Le président Macron, lui, se mure dans le silence alors que son homologue algérien Abdelmadjid Tebboune a demandé dans un entretien début février à L’Opinion, des déclarations fortes au plus haut niveau à Paris, pour rétablir le dialogue.
D’origine marocaine et proche de l’ancien président Nicolas Sarkozy, Rachida Dati est de ceux qui ont fait pression ces dernières années pour rééquilibrer la politique maghrébine de la France en faveur du Maroc.
En mai 2023, elle s’est rendue à Rabat en compagnie d’Eric Ciotti, un des défenseurs les plus acharnés de la ligne anti-algérienne de la droite française. Sur place, les deux personnages ont appelé à la reconnaissance par la France de la « marocanité » du Sahara occidental.
Ces dernières semaines, Jean-Noël Barrot a signifié à plusieurs reprises que « c’est au Quai d’Orsay, sous l’autorité du président de la République, que se forge la politique étrangère de la France », en réaction aux initiatives que prennent certains ministres, notamment Bruno Retailleau, dans le dossier de la crise avec l’Algérie.

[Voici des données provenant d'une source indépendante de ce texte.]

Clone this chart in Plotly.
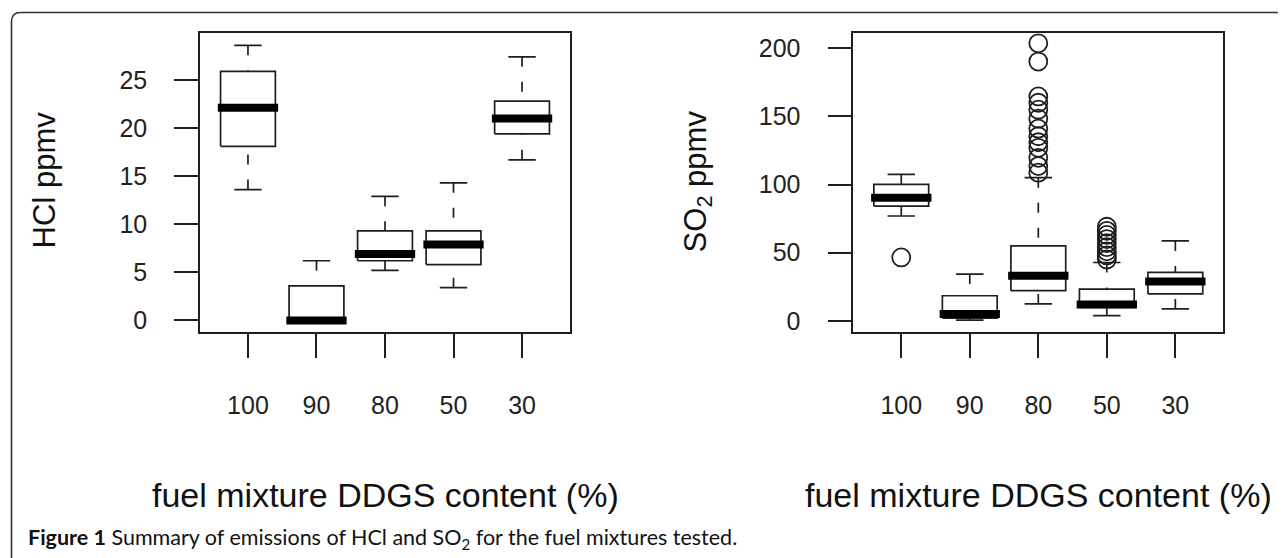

Il semble toutefois exclu que la visite de Dati au Sahara occidental rentre dans cette case des initiatives personnelles des membres du gouvernement. Il est impensable que la ministre de la Culture fasse un tel déplacement, de surcroît dans la conjoncture que l’on sait, sans l’aval du Quai d’Orsay et de l’Elysée.
Cette visite peut bien signifier que les va-t-en-guerre anti-algériens ont une nouvelle fois gagné et que la crise entre Alger et Paris est partie pour s’aggraver et durer.